Entries with chart source code
## BEGIN

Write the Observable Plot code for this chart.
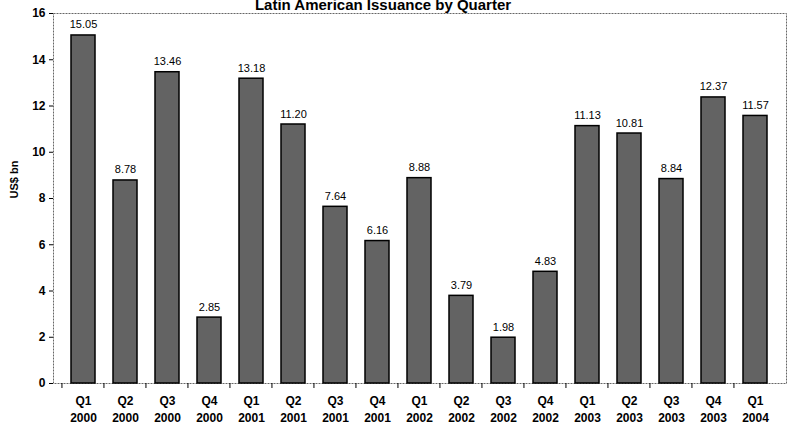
<!DOCTYPE html>
<html>
<head>
<meta charset="utf-8">
<script src="https://cdn.jsdelivr.net/npm/d3@7"></script>
<script src="https://cdn.jsdelivr.net/npm/@observablehq/plot@0.6"></script>
<style>
  body { margin: 0; background: #fff; }
  #chart { position: relative; width: 788px; height: 426px; overflow: hidden; background: #fff; }
  #title {
    position: absolute; left: 0; top: -4px; width: 766px; text-align: center;
    font: bold 15px Arial, "Liberation Sans", sans-serif; color: #000;
  }
</style>
</head>
<body>
<div id="chart"><div id="title">Latin American Issuance by Quarter</div></div>
<script>
// Quarterly Latin American issuance, US$ billions
const quarters = ["Q1","Q2","Q3","Q4","Q1","Q2","Q3","Q4","Q1","Q2","Q3","Q4","Q1","Q2","Q3","Q4","Q1"];
const years = ["2000","2000","2000","2000","2001","2001","2001","2001","2002","2002","2002","2002","2003","2003","2003","2003","2004"];
const issuance = [15.05, 8.78, 13.46, 2.85, 13.18, 11.20, 7.64, 6.16, 8.88, 3.79, 1.98, 4.83, 11.13, 10.81, 8.84, 12.37, 11.57];
const yTicks = [0, 2, 4, 6, 8, 10, 12, 14, 16];
const yLabel = "US$ bn";

const rows = quarters.map((q, i) => ({period: `${q} ${years[i]}`, value: issuance[i]}));

const W = 788, H = 426, mL = 53, mR = 2;
const step = (W - mL - mR) / rows.length;
const font = "Arial, 'Liberation Sans', sans-serif";

const chart = Plot.plot({
  width: W,
  height: H,
  marginLeft: mL,
  marginRight: mR,
  marginTop: 13,
  marginBottom: 43,
  style: {fontFamily: font, fontSize: "11px", color: "#000", background: "transparent", overflow: "visible"},
  x: {domain: rows.map(d => d.period), padding: 0.42, label: null},
  y: {domain: [0, 16], label: null},
  marks: [
    Plot.frame({stroke: "#666", strokeWidth: 1, strokeDasharray: "2,1"}),
    Plot.barY(rows, {x: "period", y: "value", fill: "#636363", stroke: "#000", strokeWidth: 1.5}),
    Plot.text(rows, {x: "period", y: "value", text: d => d.value.toFixed(2), dy: -7, lineAnchor: "bottom", fontSize: 11}),
    Plot.axisY({ticks: yTicks, tickSize: 4, tickPadding: 4, fontWeight: "bold", fontSize: 12, label: null, line: true}),
    Plot.axisX({tickSize: 5, text: null, dx: -step / 2}),
    Plot.axisX({tickSize: 0, tickPadding: 9, fontWeight: "bold", fontSize: 12, lineHeight: 1.45,
      tickFormat: d => d.replace(" ", "\n"), label: null, line: true}),
    Plot.text([yLabel], {frameAnchor: "left", dx: -39, rotate: -90, fontWeight: "bold", fontSize: 11})
  ]
});

document.getElementById("chart").appendChild(chart);
chart.style.position = "absolute";
chart.style.left = "0";
chart.style.top = "0";
</script>
</body>
</html>
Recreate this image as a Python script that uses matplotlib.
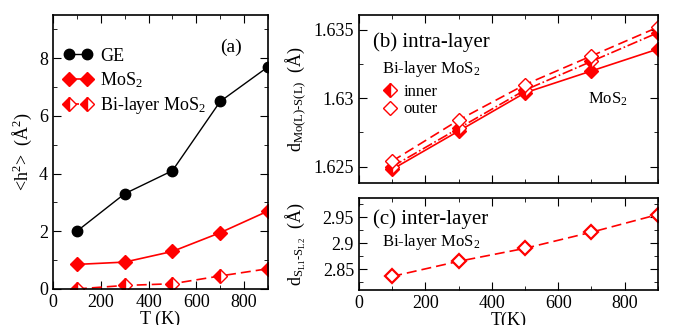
import numpy as np
import matplotlib
matplotlib.use('Agg')
import matplotlib.pyplot as plt
from matplotlib.ticker import MultipleLocator, FixedLocator, FixedFormatter
from matplotlib.legend_handler import HandlerLine2D

plt.rcParams['font.family'] = ['Liberation Serif', 'DejaVu Serif']
plt.rcParams['mathtext.fontset'] = 'custom'
plt.rcParams['mathtext.rm'] = 'Liberation Serif'
plt.rcParams['mathtext.it'] = 'Liberation Serif:italic'
plt.rcParams['font.size'] = 13

T = [100, 300, 500, 700, 900]

# (a) mean square height
h2_ge = [2.0, 3.3, 4.1, 6.5, 7.7]
h2_mos2 = [0.85, 0.93, 1.3, 1.95, 2.7]
h2_bilayer = [0.0, 0.12, 0.18, 0.45, 0.7]

# (b) intra-layer Mo-S distance
d_mono = [1.6248, 1.6276, 1.6304, 1.6320, 1.6336]
d_inner = [1.6250, 1.6278, 1.6306, 1.6327, 1.6348]
d_outer = [1.6254, 1.6284, 1.6310, 1.6331, 1.6352]

# (c) inter-layer S-S distance
d_inter = [2.836, 2.865, 2.890, 2.921, 2.955]

red = '#ff0000'

fig = plt.figure(figsize=(6.74, 3.25), dpi=100)
ax1 = fig.add_axes([0.0786, 0.111, 0.319, 0.843])
ax2 = fig.add_axes([0.5326, 0.437, 0.4434, 0.517])
ax3 = fig.add_axes([0.5326, 0.108, 0.4434, 0.283])

for ax in (ax1, ax2, ax3):
    ax.tick_params(which='both', direction='in', top=True, right=True, labelsize=13)
    ax.tick_params(which='major', length=6)
    ax.tick_params(which='minor', length=3)
    ax.set_xlim(0, 900)
    ax.xaxis.set_major_locator(MultipleLocator(200))
    ax.xaxis.set_minor_locator(MultipleLocator(100))
    for s in ax.spines.values():
        s.set_linewidth(1.2)

# panel (a)
ax1.plot(T, h2_ge, '-o', color='black', lw=1, ms=7.5, label='GE')
ax1.plot(T, h2_mos2, '-D', color=red, lw=1.2, ms=7, label=r'MoS$_2$')
ax1.plot(T, h2_bilayer, '--D', color=red, lw=1.2, ms=7, fillstyle='left',
         markerfacecoloralt='white', dashes=(6, 3), label=r'Bi-layer MoS$_2$')
ax1.set_ylim(0, 9.5)
ax1.yaxis.set_major_locator(MultipleLocator(2))
ax1.yaxis.set_minor_locator(MultipleLocator(1))
ax1.set_xlabel('T (K)', labelpad=0)
ax1.set_ylabel(r'<h$^2$>  (Å$^2$)')
ax1.text(0.83, 0.88, '(a)', transform=ax1.transAxes, ha='center', va='center', fontsize=14)
ax1.legend(loc='upper left', bbox_to_anchor=(0.0, 0.92), frameon=False, fontsize=13,
           numpoints=2, handlelength=1.6, handletextpad=0.4, labelspacing=0.3,
           borderaxespad=0.2)

# panel (b)
ax2.plot(T, d_mono, '-D', color=red, lw=1.2, ms=7)
l_inner, = ax2.plot(T, d_inner, '-.D', color=red, lw=1.2, ms=7, fillstyle='left',
                    markerfacecoloralt='white')
l_outer, = ax2.plot(T, d_outer, '--D', color=red, lw=1.2, ms=7, mfc='white', dashes=(6, 3))
ax2.set_ylim(1.6238, 1.6361)
ax2.yaxis.set_major_locator(FixedLocator([1.625, 1.63, 1.635]))
ax2.yaxis.set_major_formatter(FixedFormatter(['1.625', '1.63', '1.635']))
ax2.yaxis.set_minor_locator(MultipleLocator(0.0025))
ax2.tick_params(labelbottom=False)
ax2.set_ylabel(r'd$_{\mathrm{Mo(L)}\text{-}\mathrm{S(L)}}$  (Å)')
ax2.text(0.047, 0.84, '(b) intra-layer', transform=ax2.transAxes, va='center', fontsize=15)
ax2.text(0.077, 0.68, r'Bi-layer MoS$_2$', transform=ax2.transAxes, va='center', fontsize=12)
ax2.text(0.766, 0.50, r'MoS$_2$', transform=ax2.transAxes, va='center', fontsize=12)
ax2.legend([l_inner, l_outer], ['inner', 'outer'], loc='upper left',
           bbox_to_anchor=(0.06, 0.63), frameon=False, fontsize=12,
           handlelength=0.8, handletextpad=0.4, labelspacing=0.1, borderaxespad=0,
           handler_map={l_inner: HandlerLine2D(marker_pad=0),
                        l_outer: HandlerLine2D(marker_pad=0)})
for h in ax2.get_legend().get_lines():
    h.set_linestyle('none')

# panel (c)
ax3.plot(T, d_inter, '--D', color=red, lw=1.2, ms=7, mfc='white', mew=1.6, dashes=(6, 3))
ax3.set_ylim(2.81, 2.987)
ax3.yaxis.set_major_locator(FixedLocator([2.85, 2.9, 2.95]))
ax3.yaxis.set_major_formatter(FixedFormatter(['2.85', '2.9', '2.95']))
ax3.yaxis.set_minor_locator(MultipleLocator(0.025))
ax3.set_xlabel('T(K)', labelpad=0)
ax3.set_ylabel(r'd$_{\mathrm{S_{L1}}\text{-}\mathrm{S_{L2}}}$  (Å)')
ax3.text(0.047, 0.77, '(c) inter-layer', transform=ax3.transAxes, va='center', fontsize=15)
ax3.text(0.077, 0.52, r'Bi-layer MoS$_2$', transform=ax3.transAxes, va='center', fontsize=12)

ax2.yaxis.set_label_coords(-0.17, 0.5)
ax3.yaxis.set_label_coords(-0.17, 0.5)

fig.savefig('out.png', dpi=100)
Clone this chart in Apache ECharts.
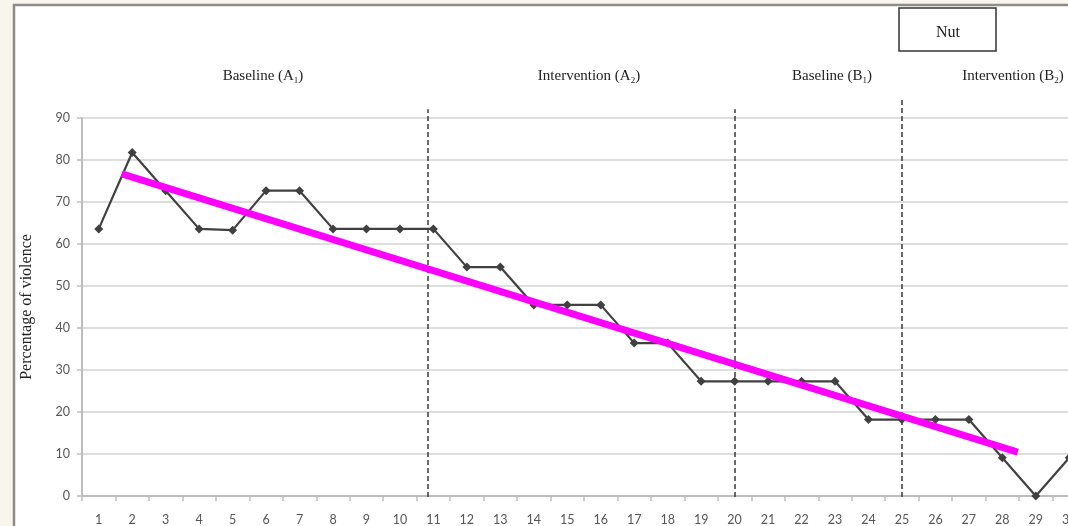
<!DOCTYPE html>
<html>
<head>
<meta charset="utf-8">
<script src="https://cdn.jsdelivr.net/npm/echarts@6/dist/echarts.min.js"></script>
<style>
html,body{margin:0;padding:0;background:#f8f5ec;overflow:hidden;}
#wrap{width:1068px;height:526px;overflow:hidden;position:relative;}
#chart{width:1110px;height:526px;}
</style>
</head>
<body>
<div id="wrap"><div id="chart"></div></div>
<script>
// ---- data ----
const sessions = ['1','2','3','4','5','6','7','8','9','10','11','12','13','14','15','16','17','18','19','20','21','22','23','24','25','26','27','28','29','30'];
const violence = [63.6,81.8,72.7,63.6,63.3,72.7,72.7,63.6,63.6,63.6,63.6,54.5,54.5,45.5,45.5,45.5,36.4,36.4,27.3,27.3,27.3,27.3,27.3,18.2,18.2,18.2,18.2,9.1,0,9.1];
const yTicks = [0,10,20,30,40,50,60,70,80,90];
// trend line end points: [session position, percentage]
const trendStart = [1.69, 76.7];
const trendEnd = [28.46, 10.45];
// phase boundaries (session position) and their top heights on the overlay scale (0-100)
const phaseBoundaries = [10.84, 20.0, 24.98];
const boundaryTops = [97.7, 97.7, 100];
const phaseNames = ['Baseline (A{s|1})', 'Intervention (A{s|2})', 'Baseline (B{s|1})', 'Intervention (B{s|2})'];
const legendText = 'Nut';

const chart = echarts.init(document.getElementById('chart'));
const serif = '"Liberation Serif", "Times New Roman", serif';
const sans = 'Lato, "Open Sans", sans-serif';
const gridLeft = 82, gridWidth = 1004;

const phaseX = [263, 589, 832, 1013];
const subRich = {
  s: {fontSize: 9, fontFamily: serif, fill: '#222', padding: [8,0,0,0]}
};

const option = {
  backgroundColor: 'transparent',
  animation: false,
  graphic: [
    {type: 'rect', z: -10, shape: {x: 14, y: 5, width: 1150, height: 600},
     style: {fill: '#ffffff', stroke: '#8c8c8c', lineWidth: 2.5}},
    {type: 'rect', z: 10, shape: {x: 899, y: 8, width: 97, height: 43},
     style: {fill: '#ffffff', stroke: '#333333', lineWidth: 1.5}},
    {type: 'text', z: 11, x: 948, y: 33,
     style: {text: legendText, font: '16px ' + serif, fill: '#222', align: 'center', verticalAlign: 'middle'}}
  ].concat(phaseNames.map((t, i) => ({
    type: 'text', z: 11, x: phaseX[i], y: 68,
    style: {text: t, font: '15px ' + serif, fill: '#222', align: 'center', verticalAlign: 'top', rich: subRich}
  }))),
  grid: [
    {left: gridLeft, top: 118, width: gridWidth, height: 379},
    {left: gridLeft, top: 100, width: gridWidth, height: 397}
  ],
  xAxis: [
    {type: 'category', gridIndex: 0, data: sessions, boundaryGap: true,
     axisLine: {lineStyle: {color: '#bdbdbd', width: 2}},
     axisTick: {show: true, interval: 0, length: 5, lineStyle: {color: '#bdbdbd', width: 1.5}},
     axisLabel: {interval: 0, color: '#555555', fontSize: 12.5, fontFamily: sans, margin: 17},
     splitLine: {show: false}},
    {type: 'value', gridIndex: 0, min: 0.5, max: sessions.length + 0.5, show: false},
    {type: 'value', gridIndex: 1, min: 0.5, max: sessions.length + 0.5, show: false}
  ],
  yAxis: [
    {type: 'value', gridIndex: 0, min: yTicks[0], max: yTicks[yTicks.length-1], interval: 10,
     name: 'Percentage of violence', nameLocation: 'middle', nameGap: 47, nameRotate: 90,
     nameTextStyle: {fontFamily: serif, fontSize: 16, color: '#222'},
     axisLine: {show: true, lineStyle: {color: '#bdbdbd', width: 2}},
     axisTick: {show: true, length: 5, lineStyle: {color: '#bdbdbd', width: 1.5}},
     axisLabel: {color: '#555555', fontSize: 12.5, fontFamily: sans, margin: 12},
     splitLine: {show: true, lineStyle: {color: '#d3d3d3', width: 1.5}}},
    {type: 'value', gridIndex: 1, min: 0, max: 100, show: false}
  ],
  series: [
    {type: 'lines', coordinateSystem: 'cartesian2d', xAxisIndex: 2, yAxisIndex: 1, z: 3,
     lineStyle: {color: '#444444', width: 1.6, type: [5, 3], opacity: 1},
     data: phaseBoundaries.map((b, i) => ({coords: [[b, 0], [b, boundaryTops[i]]]}))},
    {type: 'line', xAxisIndex: 0, yAxisIndex: 0, data: violence, z: 4,
     symbol: 'diamond', symbolSize: 9, showAllSymbol: true,
     lineStyle: {color: '#404040', width: 2.2},
     itemStyle: {color: '#404040'}},
    {type: 'line', xAxisIndex: 1, yAxisIndex: 0, z: 5,
     data: [trendStart, trendEnd], symbol: 'none',
     lineStyle: {color: '#ff00ff', width: 7, cap: 'butt'}}
  ]
};
chart.setOption(option);
</script>
</body>
</html>
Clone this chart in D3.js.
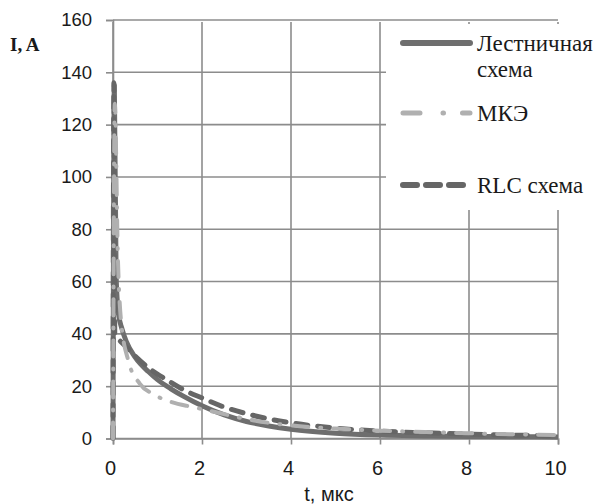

## END

▶ **Directive**:
From the records above, extract the lines from the one holding "Recreate this image" through the one holding "s.set_linewidth(1.2)", word for word; omit the pictures.

▶ **Response for this exercise**:
Recreate this image as a Python script that uses matplotlib.
import numpy as np
import matplotlib
matplotlib.use('Agg')
import matplotlib.pyplot as plt
from matplotlib.ticker import MultipleLocator, FixedLocator, FixedFormatter
from matplotlib.legend_handler import HandlerLine2D

plt.rcParams['font.family'] = ['Liberation Serif', 'DejaVu Serif']
plt.rcParams['mathtext.fontset'] = 'custom'
plt.rcParams['mathtext.rm'] = 'Liberation Serif'
plt.rcParams['mathtext.it'] = 'Liberation Serif:italic'
plt.rcParams['font.size'] = 13

T = [100, 300, 500, 700, 900]

# (a) mean square height
h2_ge = [2.0, 3.3, 4.1, 6.5, 7.7]
h2_mos2 = [0.85, 0.93, 1.3, 1.95, 2.7]
h2_bilayer = [0.0, 0.12, 0.18, 0.45, 0.7]

# (b) intra-layer Mo-S distance
d_mono = [1.6248, 1.6276, 1.6304, 1.6320, 1.6336]
d_inner = [1.6250, 1.6278, 1.6306, 1.6327, 1.6348]
d_outer = [1.6254, 1.6284, 1.6310, 1.6331, 1.6352]

# (c) inter-layer S-S distance
d_inter = [2.836, 2.865, 2.890, 2.921, 2.955]

red = '#ff0000'

fig = plt.figure(figsize=(6.74, 3.25), dpi=100)
ax1 = fig.add_axes([0.0786, 0.111, 0.319, 0.843])
ax2 = fig.add_axes([0.5326, 0.437, 0.4434, 0.517])
ax3 = fig.add_axes([0.5326, 0.108, 0.4434, 0.283])

for ax in (ax1, ax2, ax3):
    ax.tick_params(which='both', direction='in', top=True, right=True, labelsize=13)
    ax.tick_params(which='major', length=6)
    ax.tick_params(which='minor', length=3)
    ax.set_xlim(0, 900)
    ax.xaxis.set_major_locator(MultipleLocator(200))
    ax.xaxis.set_minor_locator(MultipleLocator(100))
    for s in ax.spines.values():
        s.set_linewidth(1.2)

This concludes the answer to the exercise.